Monday, September 20, 2010
Saturday, September 18, 2010
*Written yesterday, but due to lack of internet... posted a day late
So I had a job interview today. I applied online yesterday and got a call later that afternoon. They wanted to meet with me today, so I figured that they were pretty interested. I got myself pumped up and knew that even though it was only a part-time assistant job at a Montessori school, I had it. I know what I’m doing and I know what I’m talking about. I have pretty much ate, slept and breathed toddlers for the last three years.
I get to the interview a few minutes early, get sat down in the office and told that they would be with me in ten minutes. OK. When one of the women gets into the room she puts down a stack of paper with my resume on top. This is a physical representation of all the people I am up against. Not only that, but they had scheduled another interview for the exact same time as me. They sat her down in another room, chatted about their school and barely asked me any questions. After talking to me for about five minutes, the first woman (who had left) came back and asked the other woman if she was done with me. When I mentioned I had a son, I immediately knew it was the kiss of death. I was told there was no room for him, and it didn’t really seem as though there was urgency about getting back to me.

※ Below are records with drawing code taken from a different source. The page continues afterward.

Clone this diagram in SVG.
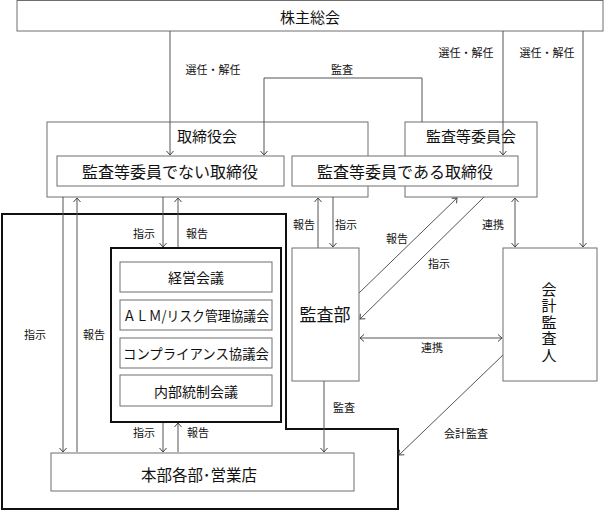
<svg xmlns="http://www.w3.org/2000/svg" width="604" height="510" viewBox="0 0 604 510">
<style>
text{font-family:"Noto Sans CJK JP","Noto Sans",sans-serif;fill:#111;text-anchor:middle;dominant-baseline:central}
.box{fill:#fff;stroke:#6e6e6e;stroke-width:1}
.thick{fill:none;stroke:#111;stroke-width:2}
.c{fill:none;stroke:#555;stroke-width:1}
.s{font-size:11px}
.m{font-size:14px}
.h{font-size:15px}
.l{font-size:16px}
.v{font-size:15px;writing-mode:vertical-rl;letter-spacing:1.5px}
</style>
<defs>
<marker id="a" viewBox="-6 -5 7 10" refX="0" refY="0" markerWidth="7" markerHeight="10" markerUnits="userSpaceOnUse" orient="auto-start-reverse">
<path d="M-4,-3.5 L0,0 L-4,3.5" fill="none" stroke="#444" stroke-width="1"/>
</marker>
</defs>
<rect width="604" height="510" fill="#fff"/>

<g id="frame">
<path class="thick" d="M2,214 H286 V429 H398 V509 H2 Z"/>
</g>

<g id="shareholders">
<rect class="box" x="17" y="0.5" width="586" height="30.5"/>
<text class="h" x="310" y="16">株主総会</text>
</g>

<g id="board">
<rect class="box" x="47" y="122" width="321" height="75"/>
<text class="h" x="207" y="135">取締役会</text>
</g>

<g id="audit-committee">
<rect class="box" x="405" y="122" width="132" height="75"/>
<text class="h" x="471" y="135">監査等委員会</text>
</g>

<g id="connectors">
<line class="c" x1="170" y1="31" x2="170" y2="155" marker-end="url(#a)"/>
<polyline class="c" points="422,122 422,78 264,78 264,155" marker-end="url(#a)"/>
<line class="c" x1="503" y1="31" x2="503" y2="155" marker-end="url(#a)"/>
<line class="c" x1="583" y1="31" x2="583" y2="247" marker-end="url(#a)"/>
<line class="c" x1="63" y1="197" x2="63" y2="452" marker-end="url(#a)"/>
<line class="c" x1="77" y1="452" x2="77" y2="198" marker-end="url(#a)"/>
<line class="c" x1="163" y1="197" x2="163" y2="247" marker-end="url(#a)"/>
<line class="c" x1="178" y1="248" x2="178" y2="198" marker-end="url(#a)"/>
<line class="c" x1="163" y1="422" x2="163" y2="452" marker-end="url(#a)"/>
<line class="c" x1="178" y1="452" x2="178" y2="423" marker-end="url(#a)"/>
<line class="c" x1="318" y1="248" x2="318" y2="198" marker-end="url(#a)"/>
<line class="c" x1="333" y1="197" x2="333" y2="247" marker-end="url(#a)"/>
<line class="c" x1="359" y1="293" x2="457" y2="198" marker-end="url(#a)"/>
<line class="c" x1="484" y1="197" x2="360" y2="319" marker-end="url(#a)"/>
<line class="c" x1="515" y1="198" x2="515" y2="247" marker-start="url(#a)" marker-end="url(#a)"/>
<line class="c" x1="360" y1="338" x2="502" y2="338" marker-start="url(#a)" marker-end="url(#a)"/>
<line class="c" x1="324" y1="381" x2="324" y2="452" marker-end="url(#a)"/>
<line class="c" x1="503" y1="355" x2="399" y2="455" marker-end="url(#a)"/>
<text class="s" x="213" y="69">選任・解任</text>
<text class="s" x="342" y="69">監査</text>
<text class="s" x="466" y="52">選任・解任</text>
<text class="s" x="547" y="52">選任・解任</text>
<text class="s" x="304" y="224">報告</text>
<text class="s" x="346" y="224">指示</text>
<text class="s" x="397" y="238">報告</text>
<text class="s" x="439" y="263">指示</text>
<text class="s" x="493" y="224">連携</text>
<text class="s" x="432" y="347">連携</text>
<text class="s" x="344" y="407">監査</text>
<text class="s" x="466" y="433">会計監査</text>
<text class="s" x="35" y="334">指示</text>
<text class="s" x="94" y="334">報告</text>
<text class="s" x="144" y="233">指示</text>
<text class="s" x="197" y="233">報告</text>
<text class="s" x="144" y="432">指示</text>
<text class="s" x="198" y="432">報告</text>
</g>

<g id="non-audit-directors">
<rect class="box" x="57" y="156" width="227" height="30"/>
<text class="l" x="170" y="171">監査等委員でない取締役</text>
</g>

<g id="audit-directors">
<rect class="box" x="292" y="156" width="226" height="30"/>
<text class="l" x="405" y="171">監査等委員である取締役</text>
</g>

<g id="committees">
<rect x="111" y="248" width="170" height="174" fill="#fff" stroke="#111" stroke-width="2"/>
</g>
<g id="keiei">
<rect class="box" x="120" y="262" width="152" height="30"/>
<text class="m" x="196" y="277">経営会議</text>
</g>
<g id="alm">
<rect class="box" x="120" y="300" width="152" height="30"/>
<text class="m" x="196" y="315" textLength="146" lengthAdjust="spacingAndGlyphs">ＡＬＭ/リスク管理協議会</text>
</g>
<g id="compliance">
<rect class="box" x="120" y="338" width="152" height="30"/>
<text class="m" x="196" y="353" textLength="146" lengthAdjust="spacingAndGlyphs">コンプライアンス協議会</text>
</g>
<g id="internal-control">
<rect class="box" x="120" y="375" width="152" height="31"/>
<text class="m" x="196" y="391">内部統制会議</text>
</g>

<g id="audit-dept">
<rect class="box" x="292" y="248" width="67" height="133"/>
<text style="font-size:17px" x="325" y="313">監査部</text>
</g>

<g id="accounting-auditor">
<rect class="box" x="503" y="248" width="94" height="133"/>
<text class="v" x="549" y="323">会計監査人</text>
</g>

<g id="branches">
<rect class="box" x="51" y="453" width="303" height="38"/>
<text class="l" x="199" y="474" textLength="116" lengthAdjust="spacingAndGlyphs">本部各部･営業店</text>
</g>
</svg>
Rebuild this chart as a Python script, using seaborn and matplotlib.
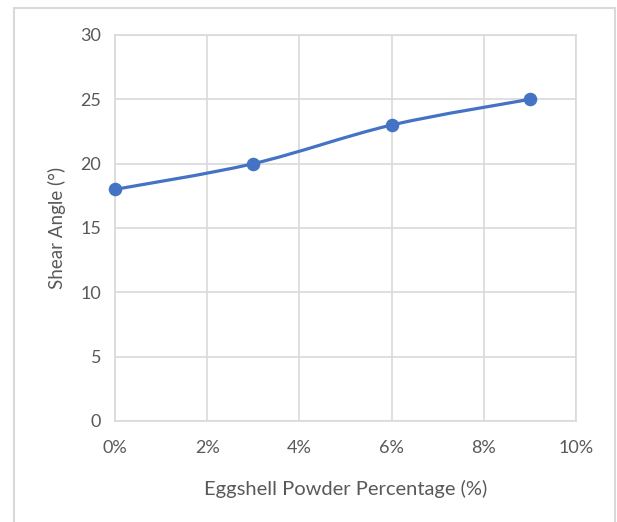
import numpy as np
import pandas as pd
import matplotlib
matplotlib.use("Agg")
import matplotlib.pyplot as plt
from matplotlib.path import Path
from matplotlib.patches import PathPatch, Rectangle
from matplotlib.ticker import FuncFormatter
import seaborn as sns

eggshell_pct = [0, 3, 6, 9]
shear_angle = [18, 20, 23, 25]
x_ticks = [0, 2, 4, 6, 8, 10]
y_ticks = [0, 5, 10, 15, 20, 25, 30]

line_color = "#4472C4"
grid_color = "#D9D9D9"
text_color = "#595959"

sns.set_theme(style="white")
plt.rcParams["font.family"] = ["Lato", "DejaVu Sans"]

df = pd.DataFrame({"pct": eggshell_pct, "angle": shear_angle})

fig = plt.figure(figsize=(6.17, 5.22), dpi=100)
ax = fig.add_axes([0.1864, 0.1935, 0.7471, 0.7395])

# smoothed line like Excel (cubic bezier through the points)
pts = df[["pct", "angle"]].to_numpy(dtype=float)
verts = [pts[0]]
codes = [Path.MOVETO]
for i in range(len(pts) - 1):
    p0 = pts[i - 1] if i > 0 else pts[i]
    p1 = pts[i]
    p2 = pts[i + 1]
    p3 = pts[i + 2] if i + 2 < len(pts) else pts[i + 1]
    c1 = p1 + (p2 - p0) / 6
    c2 = p2 - (p3 - p1) / 6
    verts += [c1, c2, p2]
    codes += [Path.CURVE4] * 3
ax.add_patch(PathPatch(Path(verts, codes), fill=False, edgecolor=line_color,
                       lw=2.3, capstyle="round", zorder=3))

sns.scatterplot(data=df, x="pct", y="angle", ax=ax, color=line_color,
                s=95, edgecolor=line_color, linewidth=0, zorder=4, clip_on=False)

ax.set_xlim(0, 10)
ax.set_ylim(0, 30)
ax.set_xticks(x_ticks)
ax.set_yticks(y_ticks)
ax.xaxis.set_major_formatter(FuncFormatter(lambda v, _: f"{int(v)}%"))
ax.grid(True, color=grid_color, lw=1.2)
ax.set_axisbelow(True)
for s in ax.spines.values():
    s.set_color(grid_color)
    s.set_linewidth(1.2)
ax.tick_params(axis="both", length=0, labelsize=13, labelcolor=text_color)
ax.tick_params(axis="x", pad=14)
ax.tick_params(axis="y", pad=10)
ax.set_xlabel("Eggshell Powder Percentage (%)", fontsize=14.5, color=text_color, labelpad=17)
ax.set_ylabel("Shear Angle (°)", fontsize=13.5, color=text_color, labelpad=10)

fig.patches.append(Rectangle((14 / 617, -0.05), 601 / 617, 1 - 8 / 522 + 0.05,
                             transform=fig.transFigure, fill=False,
                             edgecolor=grid_color, lw=1.5))

fig.savefig("out.png", dpi=100)
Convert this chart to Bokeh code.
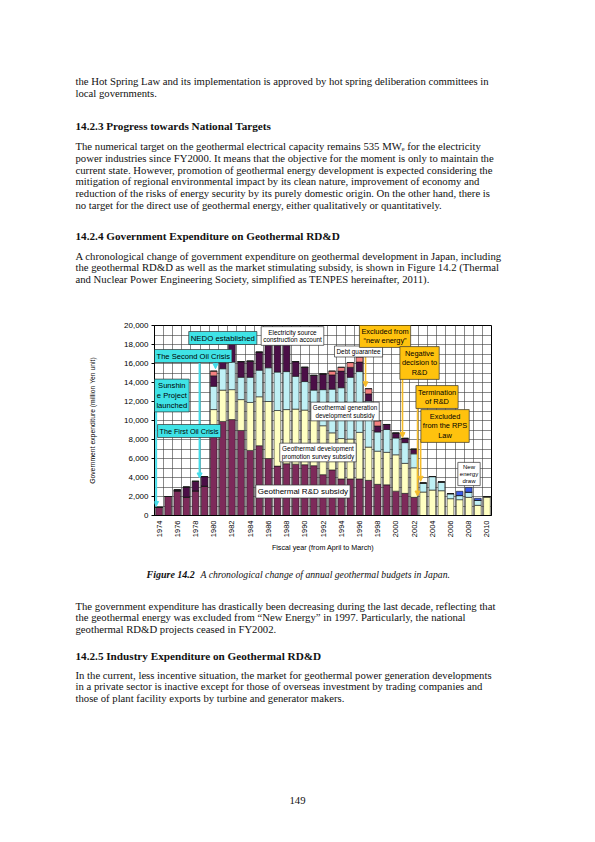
import math

from bokeh.plotting import figure
from bokeh.layouts import column
from bokeh.models import (ColumnDataSource, Label, Arrow, NormalHead, FixedTicker,
                          NumeralTickFormatter)
from bokeh.core.properties import value
from bokeh.embed import file_html
from bokeh.resources import INLINE

# fiscal years and budget components (million Yen)
years = [1974, 1975, 1976, 1977, 1978, 1979, 1980, 1981, 1982, 1983,
         1984, 1985, 1986, 1987, 1988, 1989, 1990, 1991, 1992, 1993,
         1994, 1995, 1996, 1997, 1998, 1999, 2000, 2001, 2002, 2003,
         2004, 2005, 2006, 2007, 2008, 2009, 2010]
rd_subsidy = [850, 2000, 2600, 1950, 2600, 3100, 8600, 9900, 10100, 8950,
              6850, 7350, 6000, 5200, 5450, 5400, 5350, 5250, 4300, 4800,
              3850, 3850, 3850, 3700, 3280, 3230, 2560, 2330, 1910, 0,
              0, 0, 0, 0, 0, 0, 0]
promotion_survey = [0, 0, 0, 0, 0, 0, 2550, 3300, 3150, 3250,
                    5050, 5150, 6000, 5850, 5700, 5800, 5750, 4950, 5150, 3900,
                    4250, 4200, 4900, 3500, 3490, 3420, 3830, 3160, 3110, 2470,
                    2680, 2610, 1770, 1665, 1910, 1070, 1980]
generation_dev = [0, 0, 0, 0, 0, 0, 2450, 2250, 2900, 2350,
                  2650, 2800, 3550, 4050, 4000, 3450, 3000, 3000, 3800, 4600,
                  5350, 6500, 6400, 4850, 2020, 2400, 1770, 2180, 1470, 950,
                  1420, 920, 530, 435, 545, 525, 0]
electricity_account = [0, 0, 100, 1050, 1000, 1000, 1100, 950, 1950, 1650,
                       1700, 1900, 2550, 2850, 2900, 1550, 1500, 1550, 1650, 1500,
                       1750, 1050, 1000, 750, 630, 530, 520, 450, 490, 0,
                       0, 0, 0, 0, 0, 0, 0]
debt_guarantee = [0, 0, 0, 0, 0, 0, 500, 0, 0, 0,
                  0, 0, 0, 0, 0, 0, 0, 0, 0, 400,
                  400, 500, 550, 550, 560, 0, 0, 0, 0, 0,
                  0, 0, 0, 0, 0, 0, 0]
new_energy_draw = [0, 0, 0, 0, 0, 0, 0, 0, 0, 0,
                   0, 0, 0, 0, 0, 0, 0, 0, 0, 0,
                   0, 0, 0, 0, 0, 0, 0, 0, 0, 0,
                   0, 0, 0, 445, 495, 215, 0]

x_ticks = [1974, 1976, 1978, 1980, 1982, 1984, 1986, 1988, 1990, 1992,
           1994, 1996, 1998, 2000, 2002, 2004, 2006, 2008, 2010]
y_ticks = [0, 2000, 4000, 6000, 8000, 10000, 12000, 14000, 16000, 18000, 20000]
y_grid = [0, 1000, 2000, 3000, 4000, 5000, 6000, 7000, 8000, 9000, 10000,
          11000, 12000, 13000, 14000, 15000, 16000, 17000, 18000, 19000, 20000]

top_lines = ["the Hot Spring Law and its implementation is approved by hot spring deliberation committees in",
             "local governments."]
para_targets = [
    "The numerical target on the geothermal electrical capacity remains 535 MWₑ for the electricity",
    "power industries since FY2000. It means that the objective for the moment is only to maintain the",
    "current state. However, promotion of geothermal energy development is expected considering the",
    "mitigation of regional environmental impact by its clean nature, improvement of economy and",
    "reduction of the risks of energy security by its purely domestic origin. On the other hand, there is",
    "no target for the direct use of geothermal energy, either qualitatively or quantitatively.",
]
para_govt = [
    "A chronological change of government expenditure on geothermal development in Japan, including",
    "the geothermal RD&D as well as the market stimulating subsidy, is shown in Figure 14.2 (Thermal",
    "and Nuclear Power Engineering Society, simplified as TENPES hereinafter, 2011).",
]
para_decrease = [
    "The government expenditure has drastically been decreasing during the last decade, reflecting that",
    "the geothermal energy was excluded from “New Energy” in 1997. Particularly, the national",
    "geothermal RD&D projects ceased in FY2002.",
]
para_industry = [
    "In the current, less incentive situation, the market for geothermal power generation developments",
    "in a private sector is inactive except for those of overseas investment by trading companies and",
    "those of plant facility exports by turbine and generator makers.",
]
headings = ["14.2.3  Progress towards National Targets",
            "14.2.4  Government Expenditure on Geothermal RD&D",
            "14.2.5  Industry Expenditure on Geothermal RD&D"]
caption_label = "Figure 14.2"
caption_text = "A chronological change of annual geothermal budgets in Japan."
page_number = "149"

stackers = ["rd", "promo", "gen", "elec", "debt", "newe"]
colors = ["#7D2A5A", "#FFFFC2", "#BFF0F5", "#4B0F47", "#F58080", "#3A5AE8"]

SANS = "Liberation Sans"
SERIF = "Liberation Serif"
W = 595
LEFT = 75
STEP = 11.65
BODY = "10.7px"
HEAD = "11.2px"


# ---------- page text (a figure whose frame is the page itself) ----------
def text_page(y_top, y_bottom):
    f = figure(width=W, height=y_bottom - y_top, x_range=(0, W), y_range=(y_bottom, y_top),
               x_axis_type=None, y_axis_type=None, output_backend="svg",
               toolbar_location=None, min_border=0, frame_align=False)
    f.grid.visible = False
    f.outline_line_color = None
    f.background_fill_color = "white"
    f.border_fill_color = "white"
    return f


def put_text(f, lines, xs, ys, size=BODY, style="normal", align="left"):
    src = ColumnDataSource(data=dict(x=xs, y=ys, text=lines))
    f.text(x="x", y="y", text="text", source=src, text_font=value(SERIF),
           text_font_size=value(size), text_font_style=style, text_color="#111111",
           text_align=align, text_baseline="alphabetic")


def paragraph(f, lines, y0):
    put_text(f, lines, [LEFT] * len(lines), [y0 + i * STEP for i in range(len(lines))])


top = text_page(0, 317)
paragraph(top, top_lines, 80.5)
paragraph(top, para_targets, 145.8)
paragraph(top, para_govt, 255.0)
put_text(top, headings[:2], [LEFT, LEFT], [125.8, 235.7], HEAD, "bold")

bottom = text_page(565, 842)
put_text(bottom, [caption_label], [146], [574], "10px", "bold italic")
put_text(bottom, [caption_text], [200], [574], "9.7px", "italic")
paragraph(bottom, para_decrease, 605.0)
put_text(bottom, headings[2:], [LEFT], [655], HEAD, "bold")
paragraph(bottom, para_industry, 674.0)
put_text(bottom, [page_number], [297], [800], BODY, "normal", "center")

# ---------- the chart ----------
source = ColumnDataSource(data=dict(
    year=years, rd=rd_subsidy, promo=promotion_survey, gen=generation_dev,
    elec=electricity_account, debt=debt_guarantee, newe=new_energy_draw))

p = figure(width=W, height=248, x_range=(1973.5, 2010.5), y_range=(0, 20000),
           output_backend="svg", toolbar_location=None, frame_align=False,
           min_border_left=154, min_border_right=104,
           min_border_top=8, min_border_bottom=50)
p.background_fill_color = "white"
p.border_fill_color = "white"
p.outline_line_color = "black"
p.outline_line_width = 1

p.vbar_stack(stackers, x="year", width=0.74, fill_color=colors,
             line_color="#1a1a1a", line_width=0.6, source=source)

# grid: every category boundary and every 1000
p.xgrid.ticker = FixedTicker(ticks=[y - 0.5 for y in years] + [years[-1] + 0.5])
p.ygrid.ticker = FixedTicker(ticks=y_grid)
for g in (p.xgrid, p.ygrid):
    g.grid_line_color = "#3a3a3a"
    g.grid_line_width = 0.6

p.yaxis.ticker = FixedTicker(ticks=y_ticks)
p.yaxis.formatter = NumeralTickFormatter(format="0,0")
p.yaxis.axis_label = "Government expenditure (million Yen unit)"
p.yaxis.axis_label_standoff = 25
p.yaxis.major_tick_out = 3
p.yaxis.major_label_standoff = 3

p.xaxis.ticker = FixedTicker(ticks=x_ticks)
p.xaxis.major_label_orientation = math.pi / 2
p.xaxis.axis_label = "Fiscal year (from April to March)"
p.xaxis.axis_label_standoff = 3
p.xaxis.major_tick_out = 0
p.xaxis.major_label_standoff = 5

for ax in (p.xaxis, p.yaxis):
    ax.axis_line_color = "black"
    ax.major_tick_line_color = "black"
    ax.major_tick_in = 0
    ax.minor_tick_line_color = None
    ax.major_label_text_font = SANS
    ax.major_label_text_color = "black"
    ax.axis_label_text_font = SANS
    ax.axis_label_text_font_style = "normal"
    ax.axis_label_text_color = "black"
p.yaxis.major_label_text_font_size = "8px"
p.xaxis.major_label_text_font_size = "7.5px"
p.yaxis.axis_label_text_font_size = "6.8px"
p.xaxis.axis_label_text_font_size = "7.2px"


def arrow(x0, y0, x1, y1, color, w):
    p.add_layout(Arrow(end=NormalHead(size=5, fill_color=color, line_color=color),
                       x_start=x0, y_start=y0, x_end=x1, y_end=y1,
                       line_color=color, line_width=w))


def box(text, x, y, fill, size):
    p.add_layout(Label(x=x, y=y, text=text, text_align="center", text_baseline="middle",
                       text_font=SANS, text_font_size=size, text_color="black",
                       text_line_height=1.1, background_fill_color=fill,
                       border_line_color="#333333", border_line_width=0.7, padding=2))


CYAN_BOX = "#3FE3E6"
CYAN_LINE = "#45DDEA"
GOLD_BOX = "#FFC20E"
GOLD_LINE = "#F5BC2A"

arrow(1980.2, 17263, 1980.2, 15450, CYAN_LINE, 2)
arrow(1978.45, 16315, 1978.45, 3950, CYAN_LINE, 2)
arrow(1973.68, 11263, 1973.68, 950, CYAN_LINE, 2)
arrow(1996.67, 17789, 1996.67, 13550, GOLD_LINE, 1.6)
arrow(2000.73, 14526, 2000.73, 8200, GOLD_LINE, 1.6)
arrow(2002.38, 11473, 2002.38, 2050, GOLD_LINE, 1.6)
arrow(2002.72, 8000, 2002.72, 3600, GOLD_LINE, 1.6)

box("NEDO established", 1981.0, 18684, CYAN_BOX, "7.8px")
box("The Second Oil Crisis", 1977.75, 16789, CYAN_BOX, "7.6px")
box("Sunshin\ne Project\nlaunched", 1975.4, 12631, CYAN_BOX, "7.6px")
box("The First Oil Crisis", 1977.3, 8894, CYAN_BOX, "7.2px")
box("Electricity source\nconstruction account", 1988.65, 18894, "white", "6.4px")
box("Debt guarantee", 1995.9, 17263, "white", "6.4px")
box("Geothermal generation\ndevelopment subsidy", 1994.42, 10947, "white", "6.3px")
box("Geothermal development\npromotion survey subsidy", 1991.45, 6631, "white", "6.4px")
box("Geothermal R&D subsidy", 1989.8, 2526, "white", "8px")
box("New\nenergy\ndraw", 2008.03, 4368, "white", "6px")
box("Excluded from\n“new energy”", 1998.81, 18894, GOLD_BOX, "7.4px")
box("Negative\ndecision to\nR&D", 2002.6, 16052, GOLD_BOX, "7.4px")
box("Termination\nof R&D", 2004.52, 12473, GOLD_BOX, "7.4px")
box("Excluded\nfrom the RPS\nLaw", 2005.4, 9421, GOLD_BOX, "7.4px")

layout = column(top, p, bottom, spacing=0)
open("out.html", "w").write(file_html(layout, INLINE))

It’s frustrating knowing that I have experience, I have education, and I still get shut down for jobs. I felt as though I was just one of many put onto a conveyor belt. They were waiting for the right one to pass by them to give the green light to. Employers have the complete upper hand. I want to work hard. I want to be challenged. I would just like the opportunity to get paid for it instead of spending my entire work time just job hunting with no results.
On the other hand, I found a pair of overalls for Declan today. He looked super cute and I am constantly amazed at how he becomes more of a little person every day.